**Material for this exercise:**
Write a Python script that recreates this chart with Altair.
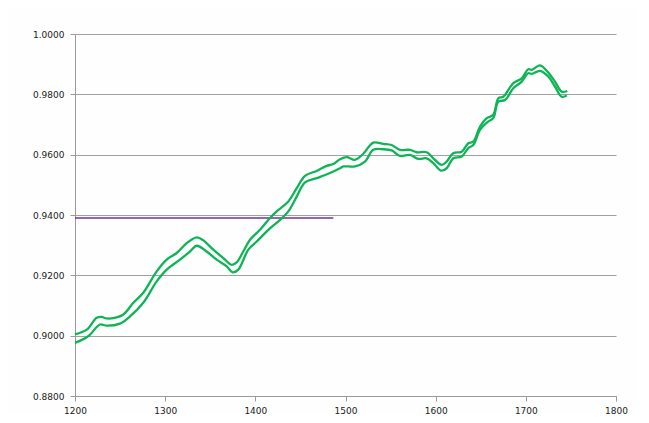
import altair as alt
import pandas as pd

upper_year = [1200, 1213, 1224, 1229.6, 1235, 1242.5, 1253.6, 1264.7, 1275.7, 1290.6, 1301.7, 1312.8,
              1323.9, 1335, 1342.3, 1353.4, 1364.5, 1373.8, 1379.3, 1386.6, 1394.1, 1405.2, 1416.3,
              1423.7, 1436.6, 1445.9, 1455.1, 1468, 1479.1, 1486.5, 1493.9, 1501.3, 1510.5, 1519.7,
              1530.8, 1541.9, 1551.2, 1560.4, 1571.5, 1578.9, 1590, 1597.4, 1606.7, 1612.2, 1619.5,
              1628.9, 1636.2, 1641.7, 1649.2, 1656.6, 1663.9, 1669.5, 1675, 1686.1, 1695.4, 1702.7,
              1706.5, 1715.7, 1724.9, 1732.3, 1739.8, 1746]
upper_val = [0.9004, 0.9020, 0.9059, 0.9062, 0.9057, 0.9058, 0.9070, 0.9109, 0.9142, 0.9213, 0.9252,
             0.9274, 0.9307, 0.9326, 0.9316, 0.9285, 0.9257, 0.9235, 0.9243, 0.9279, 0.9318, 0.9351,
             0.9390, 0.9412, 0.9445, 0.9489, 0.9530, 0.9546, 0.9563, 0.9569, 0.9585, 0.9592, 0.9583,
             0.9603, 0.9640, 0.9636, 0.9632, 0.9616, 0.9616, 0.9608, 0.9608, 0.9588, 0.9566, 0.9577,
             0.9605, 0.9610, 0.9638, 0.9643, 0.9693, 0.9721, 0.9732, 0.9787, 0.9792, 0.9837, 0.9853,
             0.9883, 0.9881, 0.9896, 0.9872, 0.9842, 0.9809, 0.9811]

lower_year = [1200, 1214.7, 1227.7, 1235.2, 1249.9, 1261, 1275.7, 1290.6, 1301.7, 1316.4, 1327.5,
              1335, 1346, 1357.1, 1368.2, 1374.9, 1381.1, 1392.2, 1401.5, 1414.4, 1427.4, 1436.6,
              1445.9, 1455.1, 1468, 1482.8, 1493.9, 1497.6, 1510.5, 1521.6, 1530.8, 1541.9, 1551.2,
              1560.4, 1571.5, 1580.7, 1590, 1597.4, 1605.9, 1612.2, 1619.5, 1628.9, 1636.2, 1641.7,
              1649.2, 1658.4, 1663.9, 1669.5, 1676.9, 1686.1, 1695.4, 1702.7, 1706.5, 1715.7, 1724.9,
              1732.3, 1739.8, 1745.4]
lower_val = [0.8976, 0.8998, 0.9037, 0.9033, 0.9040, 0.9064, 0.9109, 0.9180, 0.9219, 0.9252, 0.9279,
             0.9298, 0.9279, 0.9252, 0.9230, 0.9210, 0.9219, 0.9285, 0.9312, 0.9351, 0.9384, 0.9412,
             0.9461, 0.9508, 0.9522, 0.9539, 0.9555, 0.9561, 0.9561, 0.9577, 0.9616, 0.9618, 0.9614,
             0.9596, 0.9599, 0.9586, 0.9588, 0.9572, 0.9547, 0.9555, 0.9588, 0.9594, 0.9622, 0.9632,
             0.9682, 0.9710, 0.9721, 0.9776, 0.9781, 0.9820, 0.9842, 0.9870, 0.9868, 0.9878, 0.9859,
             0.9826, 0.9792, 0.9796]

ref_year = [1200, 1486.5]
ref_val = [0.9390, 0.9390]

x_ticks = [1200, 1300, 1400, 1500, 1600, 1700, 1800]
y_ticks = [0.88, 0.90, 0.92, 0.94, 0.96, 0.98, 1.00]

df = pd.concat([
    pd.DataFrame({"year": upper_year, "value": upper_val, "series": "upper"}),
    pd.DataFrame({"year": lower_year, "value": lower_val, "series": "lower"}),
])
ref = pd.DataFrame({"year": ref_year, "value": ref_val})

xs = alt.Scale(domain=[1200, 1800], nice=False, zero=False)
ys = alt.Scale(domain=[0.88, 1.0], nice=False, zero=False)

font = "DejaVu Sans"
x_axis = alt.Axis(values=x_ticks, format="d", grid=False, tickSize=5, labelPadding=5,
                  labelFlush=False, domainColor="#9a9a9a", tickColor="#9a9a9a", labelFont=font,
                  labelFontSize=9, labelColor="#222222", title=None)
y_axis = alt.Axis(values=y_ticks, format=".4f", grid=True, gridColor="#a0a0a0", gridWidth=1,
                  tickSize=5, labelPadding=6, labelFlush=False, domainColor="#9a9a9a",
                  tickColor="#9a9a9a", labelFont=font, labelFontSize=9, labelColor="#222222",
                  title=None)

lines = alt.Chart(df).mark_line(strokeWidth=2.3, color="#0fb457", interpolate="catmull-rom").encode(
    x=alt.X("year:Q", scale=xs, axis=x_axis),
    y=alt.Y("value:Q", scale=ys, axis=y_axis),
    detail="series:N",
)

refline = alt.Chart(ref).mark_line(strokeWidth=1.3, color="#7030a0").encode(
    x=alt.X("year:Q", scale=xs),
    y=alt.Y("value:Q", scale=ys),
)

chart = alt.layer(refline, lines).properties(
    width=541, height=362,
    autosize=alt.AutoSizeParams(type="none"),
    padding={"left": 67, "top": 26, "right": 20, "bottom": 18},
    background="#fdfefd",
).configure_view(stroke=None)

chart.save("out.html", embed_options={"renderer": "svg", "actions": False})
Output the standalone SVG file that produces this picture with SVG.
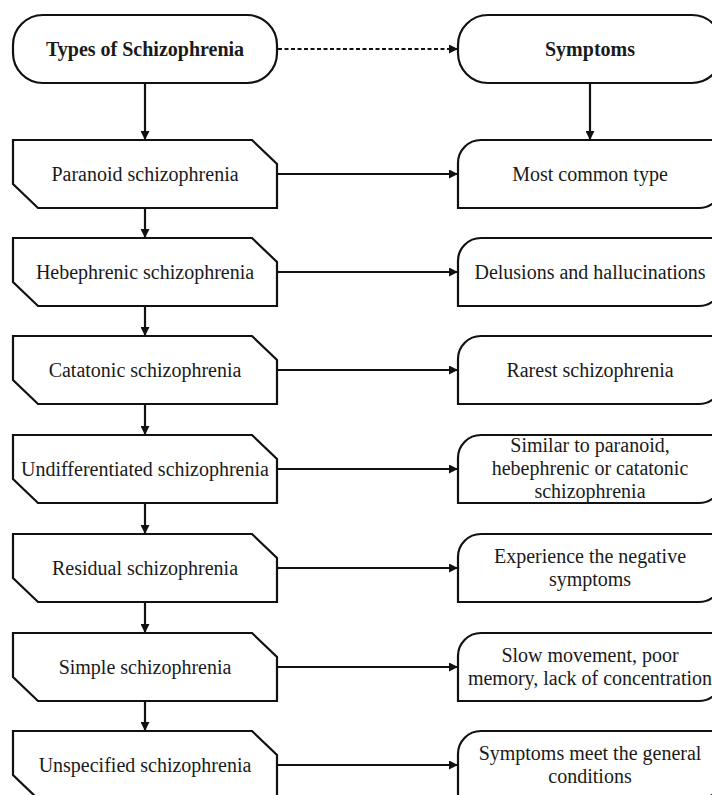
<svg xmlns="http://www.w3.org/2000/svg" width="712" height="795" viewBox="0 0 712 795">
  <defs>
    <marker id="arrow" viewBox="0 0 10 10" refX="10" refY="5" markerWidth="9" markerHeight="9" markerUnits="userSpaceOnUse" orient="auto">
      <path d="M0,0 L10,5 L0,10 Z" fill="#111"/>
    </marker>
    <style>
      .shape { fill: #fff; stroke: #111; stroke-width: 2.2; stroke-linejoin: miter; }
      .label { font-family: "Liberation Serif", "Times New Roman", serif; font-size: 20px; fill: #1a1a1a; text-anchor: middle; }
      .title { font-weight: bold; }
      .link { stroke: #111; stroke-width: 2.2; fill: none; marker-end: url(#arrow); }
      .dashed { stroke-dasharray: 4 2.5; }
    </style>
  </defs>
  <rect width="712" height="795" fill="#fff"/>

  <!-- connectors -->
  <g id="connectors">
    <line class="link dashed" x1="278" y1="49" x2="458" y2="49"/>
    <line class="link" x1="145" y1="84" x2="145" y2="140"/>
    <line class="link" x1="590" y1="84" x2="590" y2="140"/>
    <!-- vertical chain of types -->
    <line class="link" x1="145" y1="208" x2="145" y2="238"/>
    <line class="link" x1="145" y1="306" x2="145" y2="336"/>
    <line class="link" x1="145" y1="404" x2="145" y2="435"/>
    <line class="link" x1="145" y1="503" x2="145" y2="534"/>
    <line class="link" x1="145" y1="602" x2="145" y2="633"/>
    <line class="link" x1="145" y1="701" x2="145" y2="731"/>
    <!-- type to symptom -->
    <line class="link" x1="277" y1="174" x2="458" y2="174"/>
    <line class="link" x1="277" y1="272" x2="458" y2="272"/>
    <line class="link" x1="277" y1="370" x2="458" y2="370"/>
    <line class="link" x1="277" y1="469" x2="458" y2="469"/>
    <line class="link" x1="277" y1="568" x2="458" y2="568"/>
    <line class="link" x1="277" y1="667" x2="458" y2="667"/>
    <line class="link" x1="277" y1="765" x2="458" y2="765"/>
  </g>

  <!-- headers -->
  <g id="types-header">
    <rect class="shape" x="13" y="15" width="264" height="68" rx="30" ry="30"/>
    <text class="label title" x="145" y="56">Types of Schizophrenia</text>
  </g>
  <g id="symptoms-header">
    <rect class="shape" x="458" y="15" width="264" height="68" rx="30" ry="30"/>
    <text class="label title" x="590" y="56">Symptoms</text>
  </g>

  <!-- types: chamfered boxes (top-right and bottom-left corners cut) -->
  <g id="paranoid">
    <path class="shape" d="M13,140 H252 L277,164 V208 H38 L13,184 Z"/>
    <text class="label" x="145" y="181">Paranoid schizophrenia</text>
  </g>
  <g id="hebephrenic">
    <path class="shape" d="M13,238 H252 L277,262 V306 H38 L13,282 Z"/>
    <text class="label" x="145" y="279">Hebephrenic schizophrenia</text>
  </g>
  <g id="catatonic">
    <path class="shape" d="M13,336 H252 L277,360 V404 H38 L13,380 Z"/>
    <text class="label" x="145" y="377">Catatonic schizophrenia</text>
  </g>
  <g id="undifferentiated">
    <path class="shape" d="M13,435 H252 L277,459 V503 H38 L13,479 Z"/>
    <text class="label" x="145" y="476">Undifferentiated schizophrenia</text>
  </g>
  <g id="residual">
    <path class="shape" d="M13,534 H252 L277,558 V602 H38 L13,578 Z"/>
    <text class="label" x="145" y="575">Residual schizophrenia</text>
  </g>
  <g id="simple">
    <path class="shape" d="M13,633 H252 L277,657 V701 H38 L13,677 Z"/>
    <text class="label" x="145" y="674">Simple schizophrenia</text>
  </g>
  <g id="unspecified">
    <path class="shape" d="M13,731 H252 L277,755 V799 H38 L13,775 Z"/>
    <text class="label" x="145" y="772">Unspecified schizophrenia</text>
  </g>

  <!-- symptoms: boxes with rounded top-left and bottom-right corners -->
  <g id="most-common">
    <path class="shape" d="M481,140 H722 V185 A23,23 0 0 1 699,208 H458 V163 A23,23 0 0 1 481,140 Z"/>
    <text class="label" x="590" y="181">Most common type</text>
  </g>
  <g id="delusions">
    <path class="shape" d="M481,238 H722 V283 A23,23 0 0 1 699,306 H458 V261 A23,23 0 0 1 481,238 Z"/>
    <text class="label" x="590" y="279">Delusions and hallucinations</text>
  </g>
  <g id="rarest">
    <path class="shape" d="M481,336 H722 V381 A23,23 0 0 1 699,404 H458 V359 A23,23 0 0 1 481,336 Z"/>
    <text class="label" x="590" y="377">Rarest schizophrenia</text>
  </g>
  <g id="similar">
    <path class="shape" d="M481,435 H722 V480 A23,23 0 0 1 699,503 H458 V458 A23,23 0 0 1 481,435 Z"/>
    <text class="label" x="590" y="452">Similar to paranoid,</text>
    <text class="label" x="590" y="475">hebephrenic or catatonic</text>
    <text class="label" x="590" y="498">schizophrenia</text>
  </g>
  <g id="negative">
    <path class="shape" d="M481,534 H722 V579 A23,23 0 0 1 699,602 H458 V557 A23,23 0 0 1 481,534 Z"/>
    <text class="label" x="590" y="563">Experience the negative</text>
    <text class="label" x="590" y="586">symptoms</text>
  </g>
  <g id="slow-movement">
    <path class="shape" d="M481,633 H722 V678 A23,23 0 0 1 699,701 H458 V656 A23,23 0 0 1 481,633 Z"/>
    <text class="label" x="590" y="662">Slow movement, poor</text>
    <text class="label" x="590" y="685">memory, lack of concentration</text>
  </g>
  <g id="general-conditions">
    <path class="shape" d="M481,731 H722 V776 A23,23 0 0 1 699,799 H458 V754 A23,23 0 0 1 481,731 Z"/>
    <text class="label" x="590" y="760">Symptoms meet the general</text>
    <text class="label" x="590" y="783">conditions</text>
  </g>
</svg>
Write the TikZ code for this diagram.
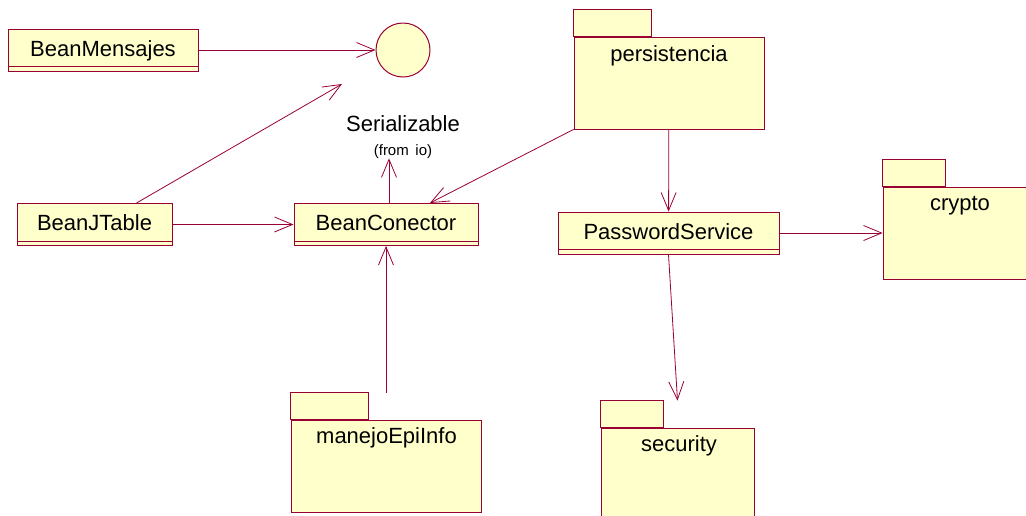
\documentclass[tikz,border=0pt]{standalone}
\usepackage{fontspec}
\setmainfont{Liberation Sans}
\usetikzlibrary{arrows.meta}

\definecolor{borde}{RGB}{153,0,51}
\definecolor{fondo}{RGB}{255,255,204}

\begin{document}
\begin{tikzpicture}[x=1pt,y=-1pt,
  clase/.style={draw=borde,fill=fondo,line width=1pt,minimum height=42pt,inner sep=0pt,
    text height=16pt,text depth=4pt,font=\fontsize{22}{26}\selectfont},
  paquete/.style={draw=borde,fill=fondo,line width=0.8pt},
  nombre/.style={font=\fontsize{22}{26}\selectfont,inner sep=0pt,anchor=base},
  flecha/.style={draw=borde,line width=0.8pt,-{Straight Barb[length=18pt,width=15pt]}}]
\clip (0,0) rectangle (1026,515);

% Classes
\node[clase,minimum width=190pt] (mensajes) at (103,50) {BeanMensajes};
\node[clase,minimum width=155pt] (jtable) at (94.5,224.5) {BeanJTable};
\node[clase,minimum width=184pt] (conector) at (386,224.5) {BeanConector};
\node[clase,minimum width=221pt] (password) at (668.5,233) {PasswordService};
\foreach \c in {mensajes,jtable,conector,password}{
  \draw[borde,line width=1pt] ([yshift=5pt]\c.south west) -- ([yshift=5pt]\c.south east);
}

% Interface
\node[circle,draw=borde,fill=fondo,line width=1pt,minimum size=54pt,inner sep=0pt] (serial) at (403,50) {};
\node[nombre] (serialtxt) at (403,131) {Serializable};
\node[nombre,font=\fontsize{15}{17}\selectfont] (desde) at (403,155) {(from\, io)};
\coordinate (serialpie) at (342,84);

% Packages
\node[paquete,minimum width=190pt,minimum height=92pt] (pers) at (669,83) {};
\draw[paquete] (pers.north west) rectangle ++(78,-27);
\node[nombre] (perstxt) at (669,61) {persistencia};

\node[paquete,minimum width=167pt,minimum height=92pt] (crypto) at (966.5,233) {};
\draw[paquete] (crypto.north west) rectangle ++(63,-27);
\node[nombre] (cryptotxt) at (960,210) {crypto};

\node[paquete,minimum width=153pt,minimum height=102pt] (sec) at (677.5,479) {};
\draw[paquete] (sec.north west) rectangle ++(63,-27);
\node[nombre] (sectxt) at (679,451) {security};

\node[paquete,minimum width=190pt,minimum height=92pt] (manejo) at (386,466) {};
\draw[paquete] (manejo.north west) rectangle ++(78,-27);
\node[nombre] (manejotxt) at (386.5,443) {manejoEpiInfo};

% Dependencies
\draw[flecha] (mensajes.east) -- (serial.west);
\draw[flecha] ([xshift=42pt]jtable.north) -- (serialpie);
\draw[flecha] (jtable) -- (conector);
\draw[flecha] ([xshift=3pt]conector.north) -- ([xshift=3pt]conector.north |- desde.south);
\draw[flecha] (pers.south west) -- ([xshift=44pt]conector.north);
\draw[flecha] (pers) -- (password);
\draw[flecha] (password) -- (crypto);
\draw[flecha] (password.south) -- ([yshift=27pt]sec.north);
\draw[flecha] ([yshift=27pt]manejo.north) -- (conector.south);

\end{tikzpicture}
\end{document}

**Exercise requirements:** Leave out the pictures. Transcribe only the lines above, from the first through the one that contains "0.9883, 0.9881, 0.9896, 0.9872, 0.9842, 0.9809, 0.9811]".

**Completed exercise:**
Write a Python script that recreates this chart with Altair.
import altair as alt
import pandas as pd

upper_year = [1200, 1213, 1224, 1229.6, 1235, 1242.5, 1253.6, 1264.7, 1275.7, 1290.6, 1301.7, 1312.8,
              1323.9, 1335, 1342.3, 1353.4, 1364.5, 1373.8, 1379.3, 1386.6, 1394.1, 1405.2, 1416.3,
              1423.7, 1436.6, 1445.9, 1455.1, 1468, 1479.1, 1486.5, 1493.9, 1501.3, 1510.5, 1519.7,
              1530.8, 1541.9, 1551.2, 1560.4, 1571.5, 1578.9, 1590, 1597.4, 1606.7, 1612.2, 1619.5,
              1628.9, 1636.2, 1641.7, 1649.2, 1656.6, 1663.9, 1669.5, 1675, 1686.1, 1695.4, 1702.7,
              1706.5, 1715.7, 1724.9, 1732.3, 1739.8, 1746]
upper_val = [0.9004, 0.9020, 0.9059, 0.9062, 0.9057, 0.9058, 0.9070, 0.9109, 0.9142, 0.9213, 0.9252,
             0.9274, 0.9307, 0.9326, 0.9316, 0.9285, 0.9257, 0.9235, 0.9243, 0.9279, 0.9318, 0.9351,
             0.9390, 0.9412, 0.9445, 0.9489, 0.9530, 0.9546, 0.9563, 0.9569, 0.9585, 0.9592, 0.9583,
             0.9603, 0.9640, 0.9636, 0.9632, 0.9616, 0.9616, 0.9608, 0.9608, 0.9588, 0.9566, 0.9577,
             0.9605, 0.9610, 0.9638, 0.9643, 0.9693, 0.9721, 0.9732, 0.9787, 0.9792, 0.9837, 0.9853,
             0.9883, 0.9881, 0.9896, 0.9872, 0.9842, 0.9809, 0.9811]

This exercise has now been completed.